Still, that may be what happens. Barnett Rubin, director of the Afghanistan Regional Project at New York University, notes that the country’s Soviet-backed regime collapsed, back in 1992, not because the USSR withdrew its troops but rather because it stopped sending money.
Maybe Pompeo thinks that, by threatening to whisk away money, Ghani and Abdullah will come to their senses, form a unified government, and beg him to return. If so, it wouldn’t be the first time U.S. emissaries have tried to exert leverage, to no avail. What do we want in Afghanistan? That’s still a question unanswered, and the place is unraveling amid the confusion.
Meanwhile … there is much going on meanwhile, but the coronavirus is smothering developments in all corners of the globe.
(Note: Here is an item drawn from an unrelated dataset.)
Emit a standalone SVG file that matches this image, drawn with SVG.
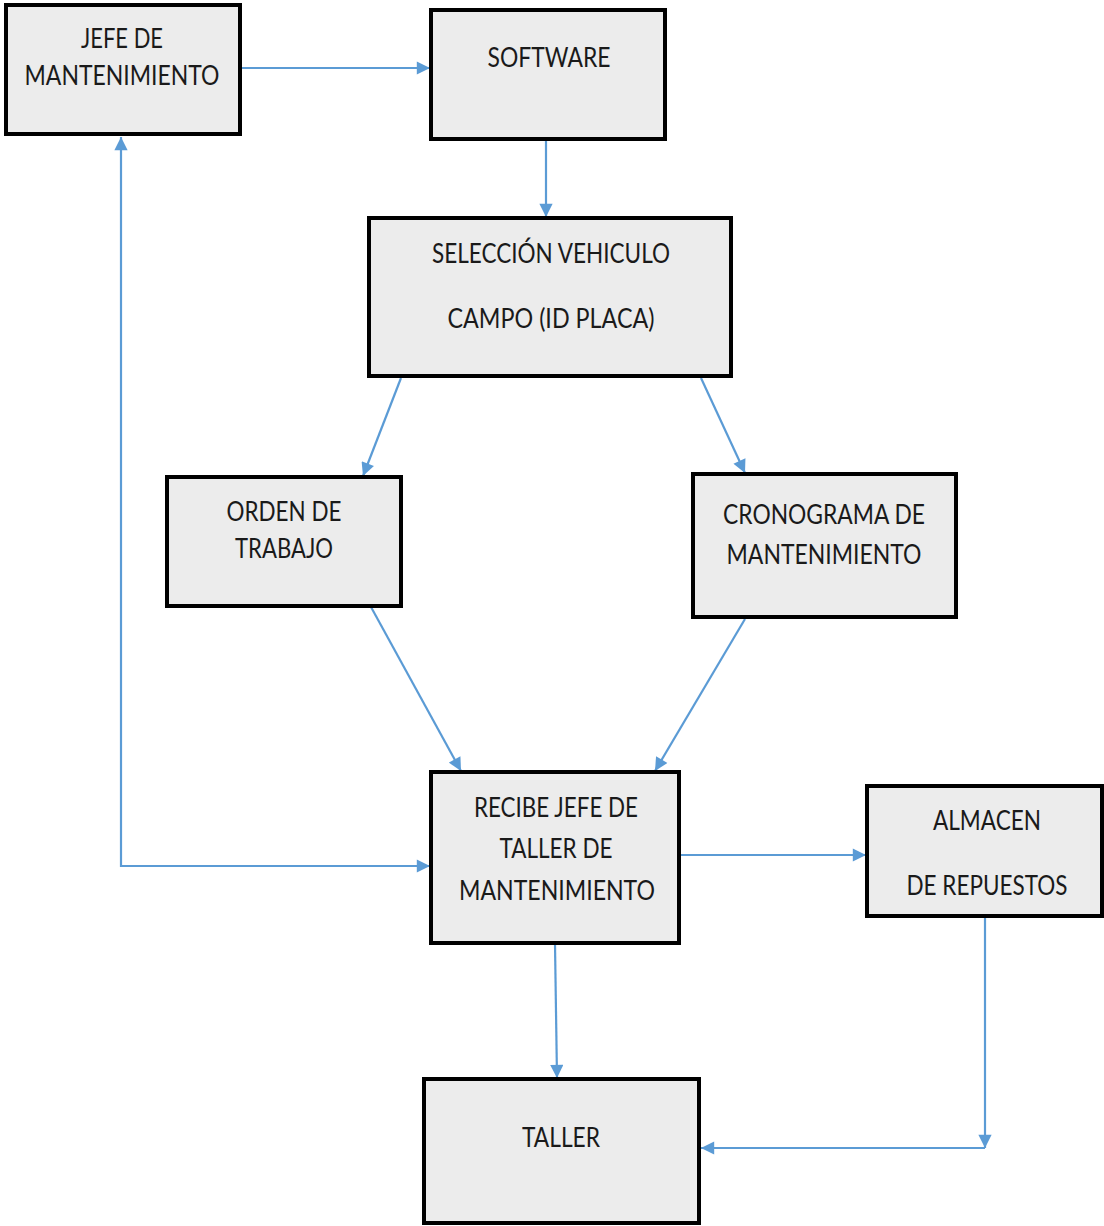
<svg xmlns="http://www.w3.org/2000/svg" width="1104" height="1226" viewBox="0 0 1104 1226">
  <style>
    .box { fill: #ececec; stroke: #000; stroke-width: 4; }
    .lbl { font-family: Lato, "Open Sans", "Liberation Sans", sans-serif; font-size: 27px; fill: #1a1a1a; }
    .wire { fill: none; stroke: #5b9bd5; stroke-width: 2.2; }
  </style>
  <defs>
    <marker id="arrow" viewBox="0 0 10 10" refX="10" refY="5" markerWidth="6.5" markerHeight="6" markerUnits="strokeWidth" orient="auto-start-reverse">
      <path d="M0,0 L10,5 L0,10 Z" fill="#5b9bd5"/>
    </marker>
  </defs>

  <rect width="1104" height="1226" fill="#fff"/>

  <!-- connectors -->
  <g id="connectors">
    <line class="wire" x1="241" y1="68" x2="430" y2="68" marker-end="url(#arrow)"/>
    <line class="wire" x1="546" y1="140" x2="546" y2="217" marker-end="url(#arrow)"/>
    <line class="wire" x1="401" y1="378" x2="363" y2="476" marker-end="url(#arrow)"/>
    <line class="wire" x1="701" y1="378" x2="745" y2="473" marker-end="url(#arrow)"/>
    <line class="wire" x1="371" y1="607" x2="461" y2="771" marker-end="url(#arrow)"/>
    <line class="wire" x1="745" y1="619" x2="655" y2="771" marker-end="url(#arrow)"/>
    <polyline class="wire" points="121,137 121,866 430,866" marker-start="url(#arrow)" marker-end="url(#arrow)"/>
    <line class="wire" x1="680" y1="855" x2="866" y2="855" marker-end="url(#arrow)"/>
    <line class="wire" x1="555" y1="944" x2="557" y2="1078" marker-end="url(#arrow)"/>
    <line class="wire" x1="985" y1="918" x2="985" y2="1148" marker-end="url(#arrow)"/>
    <line class="wire" x1="985" y1="1148" x2="701" y2="1148" marker-end="url(#arrow)"/>
  </g>

  <!-- nodes -->
  <g id="jefe">
    <rect class="box" x="6" y="5" width="234" height="129"/>
    <text class="lbl" x="122" y="48" text-anchor="middle" textLength="82" lengthAdjust="spacingAndGlyphs">JEFE DE</text>
    <text class="lbl" x="122" y="85" text-anchor="middle" textLength="195" lengthAdjust="spacingAndGlyphs">MANTENIMIENTO</text>
  </g>

  <g id="software">
    <rect class="box" x="431" y="10" width="234" height="129"/>
    <text class="lbl" x="549" y="67" text-anchor="middle" textLength="123" lengthAdjust="spacingAndGlyphs">SOFTWARE</text>
  </g>

  <g id="seleccion">
    <rect class="box" x="369" y="218" width="362" height="158"/>
    <text class="lbl" x="551" y="263" text-anchor="middle" textLength="238" lengthAdjust="spacingAndGlyphs">SELECCIÓN VEHICULO</text>
    <text class="lbl" x="551" y="328" text-anchor="middle" textLength="207" lengthAdjust="spacingAndGlyphs">CAMPO (ID PLACA)</text>
  </g>

  <g id="orden">
    <rect class="box" x="167" y="477" width="234" height="129"/>
    <text class="lbl" x="284" y="521" text-anchor="middle" textLength="115" lengthAdjust="spacingAndGlyphs">ORDEN DE</text>
    <text class="lbl" x="284" y="558" text-anchor="middle" textLength="98" lengthAdjust="spacingAndGlyphs">TRABAJO</text>
  </g>

  <g id="cronograma">
    <rect class="box" x="693" y="474" width="263" height="143"/>
    <text class="lbl" x="824" y="524" text-anchor="middle" textLength="202" lengthAdjust="spacingAndGlyphs">CRONOGRAMA DE</text>
    <text class="lbl" x="824" y="564" text-anchor="middle" textLength="195" lengthAdjust="spacingAndGlyphs">MANTENIMIENTO</text>
  </g>

  <g id="recibe">
    <rect class="box" x="431" y="772" width="248" height="171"/>
    <text class="lbl" x="556" y="817" text-anchor="middle" textLength="164" lengthAdjust="spacingAndGlyphs">RECIBE JEFE DE</text>
    <text class="lbl" x="556" y="858" text-anchor="middle" textLength="113" lengthAdjust="spacingAndGlyphs">TALLER DE</text>
    <text class="lbl" x="557" y="900" text-anchor="middle" textLength="196" lengthAdjust="spacingAndGlyphs">MANTENIMIENTO</text>
  </g>

  <g id="almacen">
    <rect class="box" x="867" y="786" width="235" height="130"/>
    <text class="lbl" x="987" y="830" text-anchor="middle" textLength="108" lengthAdjust="spacingAndGlyphs">ALMACEN</text>
    <text class="lbl" x="987" y="895" text-anchor="middle" textLength="161" lengthAdjust="spacingAndGlyphs">DE REPUESTOS</text>
  </g>

  <g id="taller">
    <rect class="box" x="424" y="1079" width="275" height="144"/>
    <text class="lbl" x="561" y="1147" text-anchor="middle" textLength="78" lengthAdjust="spacingAndGlyphs">TALLER</text>
  </g>
</svg>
It’s spreading to Syria and Gaza and Somalia, where thousands of refugees, bereft of medical care and unable to self-quarantine, are certain to die. It’s spreading to Iran and Iraq and Afghanistan. It is the crisis of the moment. There is no global arrangement, and no global leader, to meet it head-on. Since the end of World War II, the American president has been the one to assume that role. Trump’s abstention—and the absence of anyone else capable of stepping up in his place—only highlights how desperately a new leader, here or elsewhere, is needed.
Correction, March 26, 2020: This article originally misstated when New START expires. It’s in February 2021, not 2011.